Structure-selective recognition by voltammetry: enantiomeric determination of amines using azophenolic crowns in aprotic solvent

The enantiomeric recognition of amines by voltammetry using electroactive macrocyclic molecules, nitroazophenolic crown ethers, is reported. The oxidation potential of the nitroazophenol moiety in nitroazophenols with 18-crown-6 sensitively depends on the structure of alkyl amines. Based on this phenomenon, enantiomeric amines and even the quantitative assay of the R/S ratio in enantiomeric mixtures can be selectively recognized by using 18-crown-6 azophenol (3-H) with chiral centers. In the case of phenylglycinol, the association constants (K) of 3-H for the R and S forms have an R/S value of 3.5. The peak potential of the R form in square-wave voltammograms reproducibly differs from that of the S form by 32 mV, within which the peak potential linearly varies with the enantiomeric ratio. Free energy perturbation and molecular dynamics simulation provide deeper understanding of the enantiomeric recognition in this system. The theoretical analysis indicates that the free energy difference between diastereomeric complexes agrees well with the experimental results, and the pi-pi or charge-charge interaction plays a key role in enantiomeric recognition.

Bis(calix[4]diquinone) receptors: cesium- and rubidium-selective redox-active ionophores

A new class of redox-active ionophore comprised of two calix[4]diquinone moieties connected through either alkylene or pyridylene linkages has been developed. Spectroscopic and electrochemical investigations, X-ray crystal structure analyses, and molecular modeling studies show butylene- and propylene-linked members of this family of redox-active receptors exhibit remarkable selectivity preferences and substantial electrochemical recognition effects toward cesium and rubidium cations.

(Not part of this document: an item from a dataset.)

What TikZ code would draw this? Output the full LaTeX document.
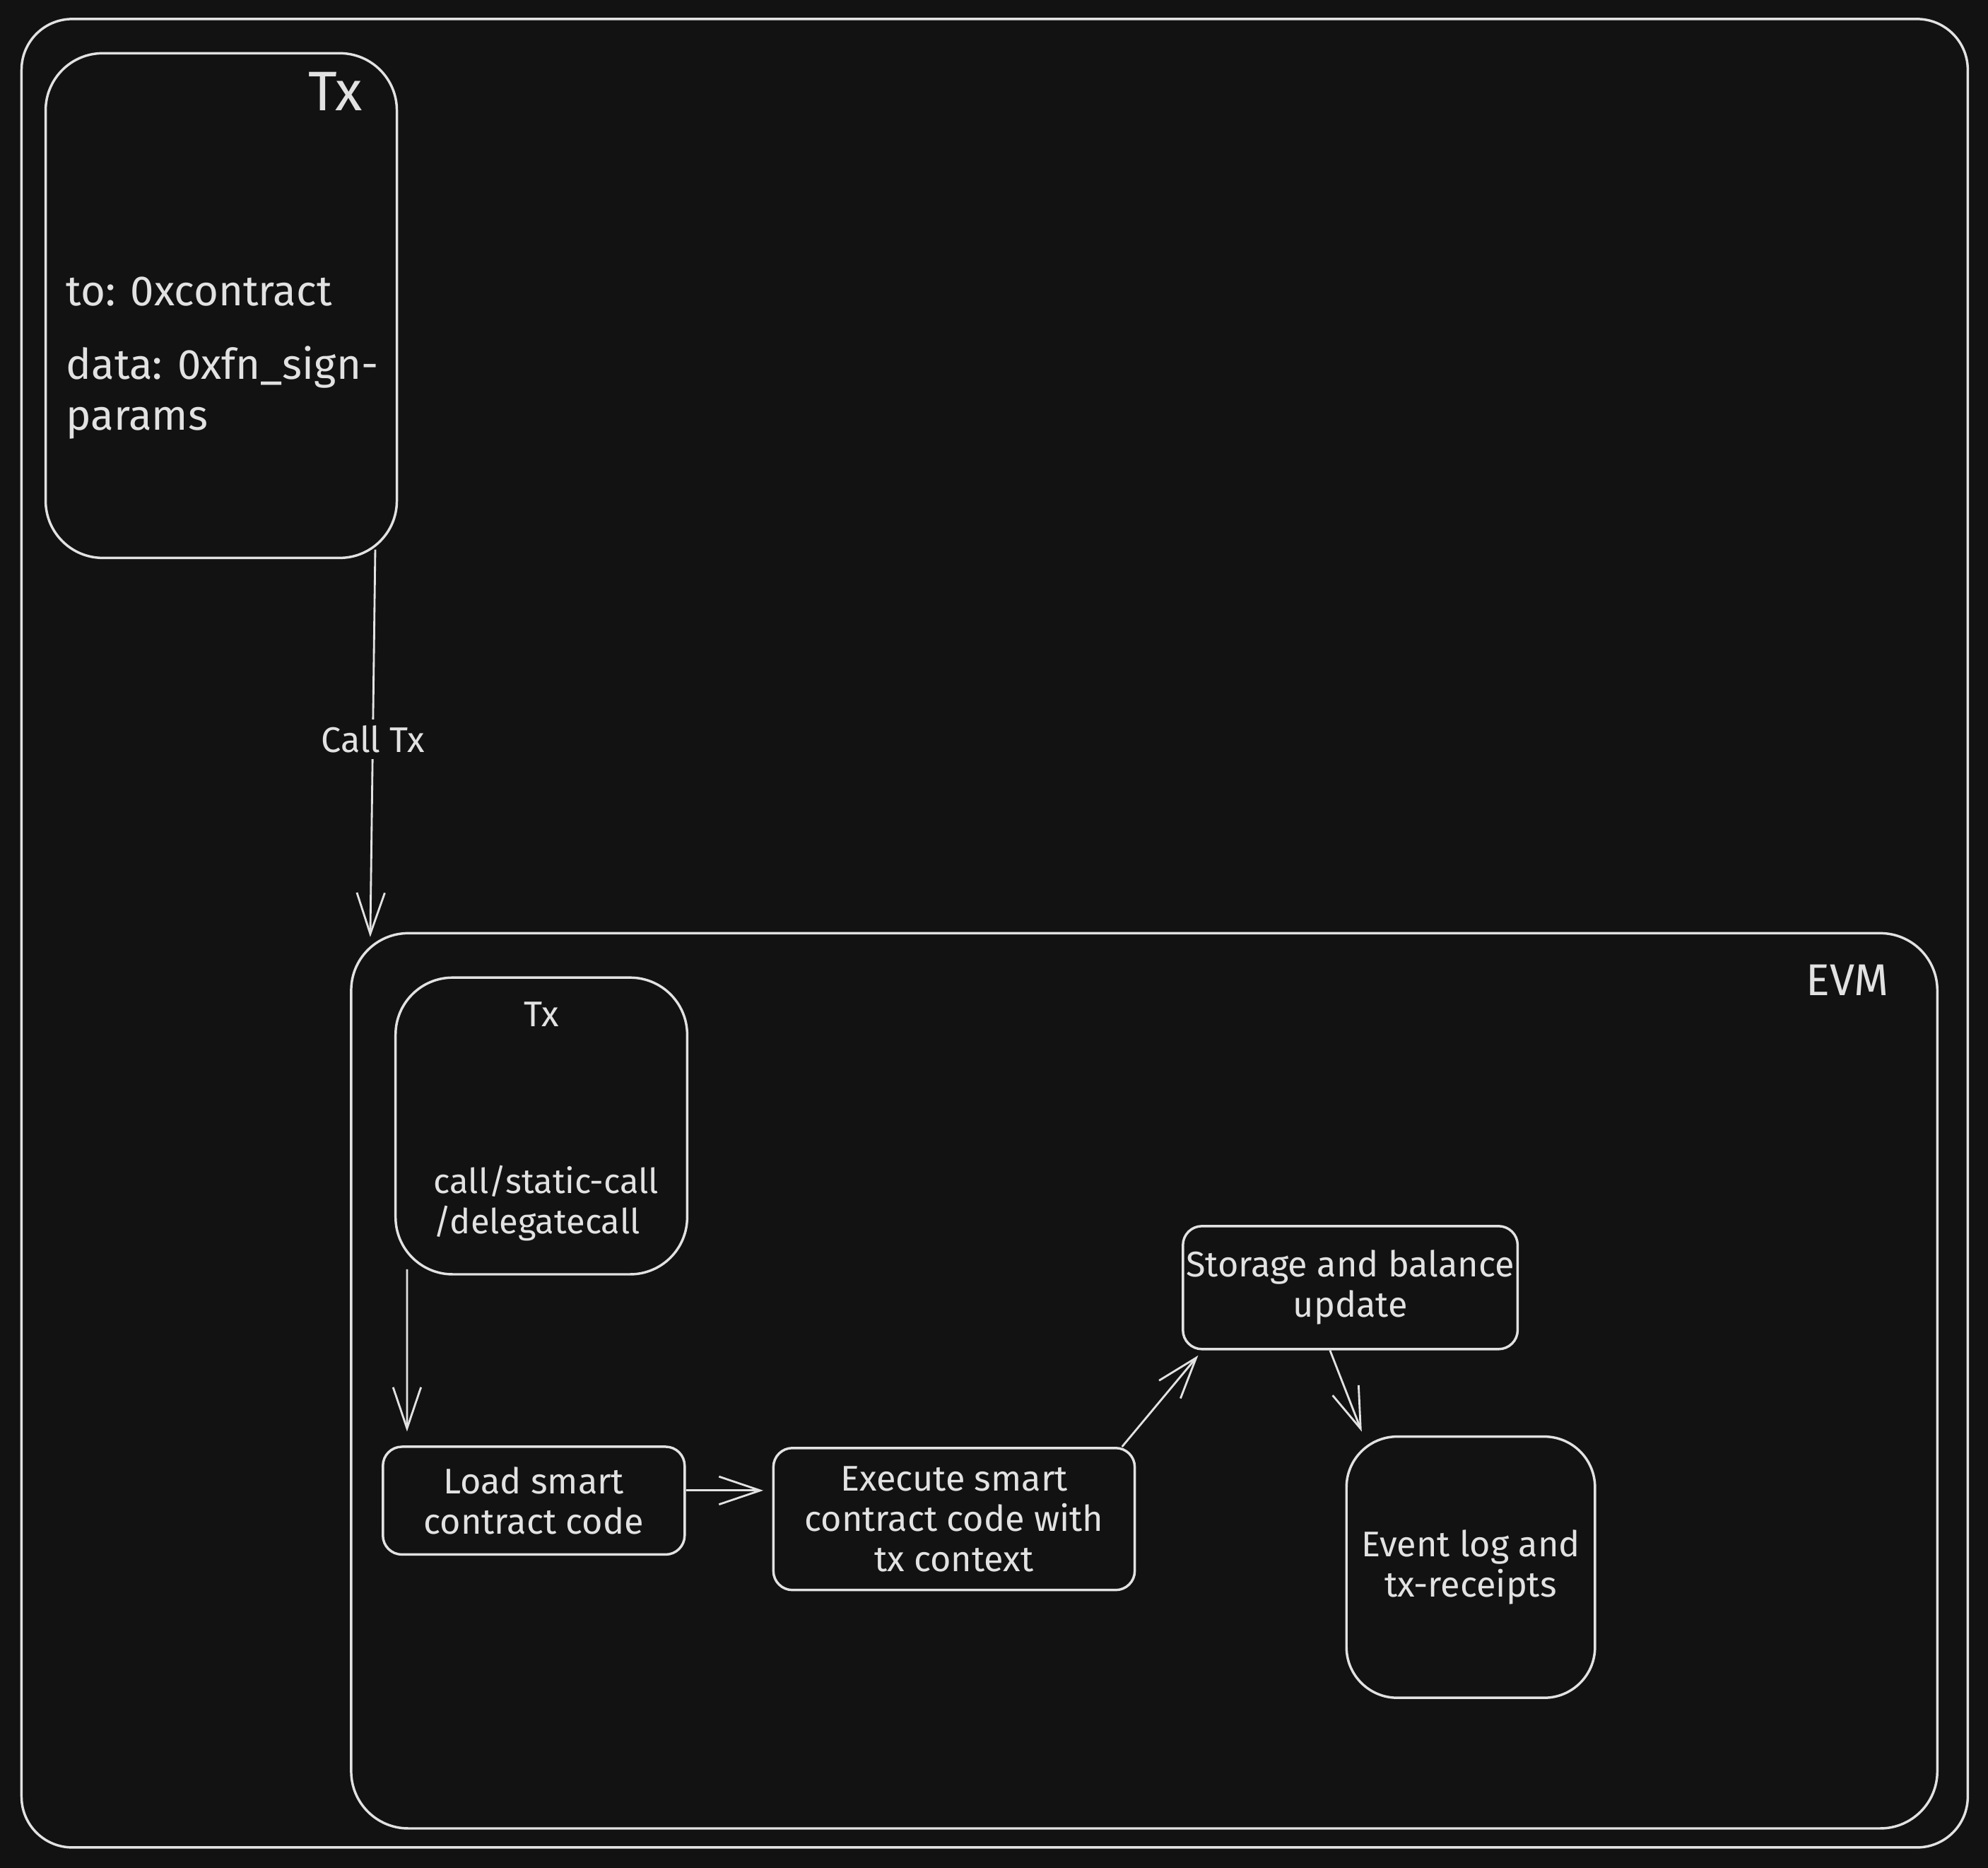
\documentclass[tikz,border=0pt]{standalone}
\usepackage{fontspec}
\setmainfont{Fira Sans}
\usepackage{xcolor}
\usetikzlibrary{arrows.meta,positioning}
\definecolor{bg}{HTML}{121212}
\definecolor{ink}{HTML}{E2E2E2}

\begin{document}
\begin{tikzpicture}[
    x=0.2mm, y=-0.2mm,
    >={Straight Barb[length=6.5mm,width=4.4mm,line width=0.9pt]},
    every node/.style={text=ink, font=\fontsize{16}{18}\selectfont},
    frame/.style={draw=ink, line width=1.1pt, rounded corners=9mm, inner sep=0pt},
    card/.style={draw=ink, line width=1.1pt, rounded corners=3mm, align=center, inner sep=0pt},
    lbl/.style={fill=bg, inner sep=1mm},
    link/.style={->, draw=ink, line width=0.9pt}
]
\fill[bg] (0,0) rectangle (1568,1473);
\useasboundingbox (0,0) rectangle (1568,1473);

% --- outer frame and the transaction ---
\node[frame, rounded corners=8mm, minimum width=307mm, minimum height=288.4mm] (outer) at (784.5,736) {};
\node[frame, minimum width=55.4mm, minimum height=79.6mm] (txbox) at (174.5,241) {};
\node[anchor=east, font=\fontsize{25}{30}\selectfont] (txhead) at (292,72) {Tx};
\node[anchor=base west, font=\fontsize{19}{22.7}\selectfont] (txto) at (46,241) {to: 0xcontract};
\node[anchor=base west, align=left, font=\fontsize{19}{22.7}\selectfont] (txdata) at (46,339) {data: 0xfn\_sign-\\params};

% --- EVM region ---
\node[frame, minimum width=250.2mm, minimum height=141.2mm] (evm) at (902.5,1089) {};
\node[anchor=east, font=\fontsize{20}{24}\selectfont] (evmlbl) at (1496,773) {EVM};

\node[frame, minimum width=46mm, minimum height=46.8mm] (innertx) at (427,888) {};
\node (innerhead) at (427,800) {Tx};
\node[anchor=west, align=left, font=\fontsize{15.5}{18}\selectfont] (calls) at (336,949) {call/static-call\\/delegatecall};

\node[card, minimum width=47.6mm, minimum height=17mm] (load) at (421,1183.5) {Load smart\\contract code};
\node[card, minimum width=57mm, minimum height=22.4mm] (exec) at (752.5,1198) {Execute smart\\contract code with\\tx context};
\node[card, minimum width=52.8mm, minimum height=19.4mm] (storage) at (1065,1015.5) {Storage and balance\\update};
\node[frame, rounded corners=8mm, align=center, minimum width=39.2mm, minimum height=41.2mm] (event) at (1160,1236) {Event log and\\tx-receipts};

% --- connectors ---
\draw[link] ([xshift=-3.6mm,yshift=1.5mm]txbox.south east) -- node[lbl, pos=0.49] (calltx) {Call Tx} ([xshift=3.2mm,yshift=-0.8mm]evm.north west);
\draw[link] ([xshift=2mm,yshift=1mm]innertx.south west) -- ([xshift=4mm,yshift=2.2mm]load.north west);
\draw[link, shorten >=1.4mm] ([yshift=1.6mm]load.east) -- ([yshift=1.6mm]load.east -| exec.west);
\draw[link] ([xshift=-2.2mm]exec.north east) -- ([xshift=2.6mm,yshift=-0.8mm]storage.south west);
\draw[link] ([xshift=-3.2mm]storage.south) -- ([xshift=2.6mm,yshift=0.6mm]event.north west);
\end{tikzpicture}
\end{document}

Self-assembled monolayer of a redox-active calix[4]arene: voltammetric recognition of the Ba2+ ion in aqueous media

The Redox-active monolayer of a novel calix[4]arene recognizing redox-inactive ionic species by voltammetry is reported. Calix[4]arene-disulfide-diquinone, which is not only redox-active but is also a highly selective ionophore for the Ba2+ ion, spontaneously forms a stable and dense monolayer film on gold. The redox-active calixarene monolayer selectively recognizes Ba2+ ion in aqueous media, and the voltammetric signals are proportional to the ionic concentration. A new voltammetric peak can be detected by square-wave voltammetry upon adding a dilute solution containing Ba2+ ion having a concentration as low as 1.0 x 10(-6) M. The Langmuir plot (1/ip vs 1/[Ba2+]) shows a linear slope in the range from 1.0 x 10(-6) M to 1.0 x 10(-4) M. This modified electrode does not show any significant interference from alkali and alkaline earth metal ions except for Sr2+ and Ca2+. Only 100- and 500-fold concentrations of Sr2+ and Ca2+ ions, respectively, can lead to voltammetric responses comparable to that of Ba2+.